Easter
What do you do with your kids on Easter? More specifically, how far do you feel obligated to go with the festivities?
We happen to have my stepkids on Easter this year for the first time ever. (It usually falls on the second weekend of the month, but this year it's technically the "first weekend" because April 1st was part of the "fifth weekend" in March. ANYWAY...) When I was a kid, we did none of the typical Easter things--no eggs, no baskets, nothing. We went out to a fancy brunch with some family friends, that was our tradition. My husband's family did this very involved thing where instead of an egg hunt their mother hid little rhyming clues around the house that would each lead to the next clue, ultimately leading to their Easter baskets that had plastics-eggs-with-candy and small toys.

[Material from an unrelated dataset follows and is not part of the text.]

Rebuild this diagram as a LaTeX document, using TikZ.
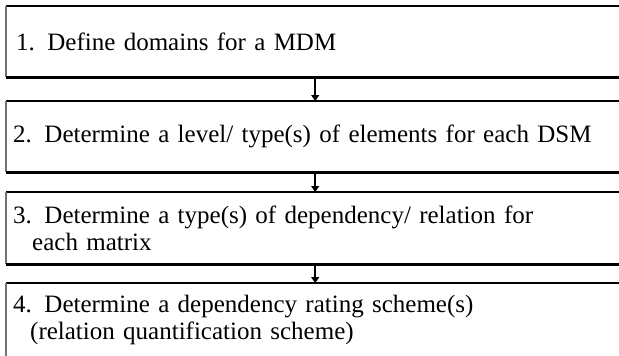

He would in theory like to continue his mother's tradition, but things are just so incredibly crazy around here right now--I mentioned in a couple other threads that we just sold our house, and we now have about 2 weeks to find our own new house, buy it, finish packing and move. Hell, we might even be out looking at houses on Easter Sunday. Oh, and my husband screwed up his shoulder pretty badly and is wearing a sling and can't lift the baby at all for who knows how long. So I just don't know if I have it in me to write cutesy poems this week (and let's not fool ourselves, despite it being his family's tradition he's so busy with work right now that I'll have to do it or it won't get done.) On the other hand, in a lot of ways it would be easier than physically hiding eggs outside. But my dad's still having his yearly fancy brunch, and I'd rather just go to that and be done with it, since we'll have to eat that day anyway. But does that make me a bad parent? Mr. Clodfobble says I was denied my childhood because of my lack of Easter egg hunts, among other things.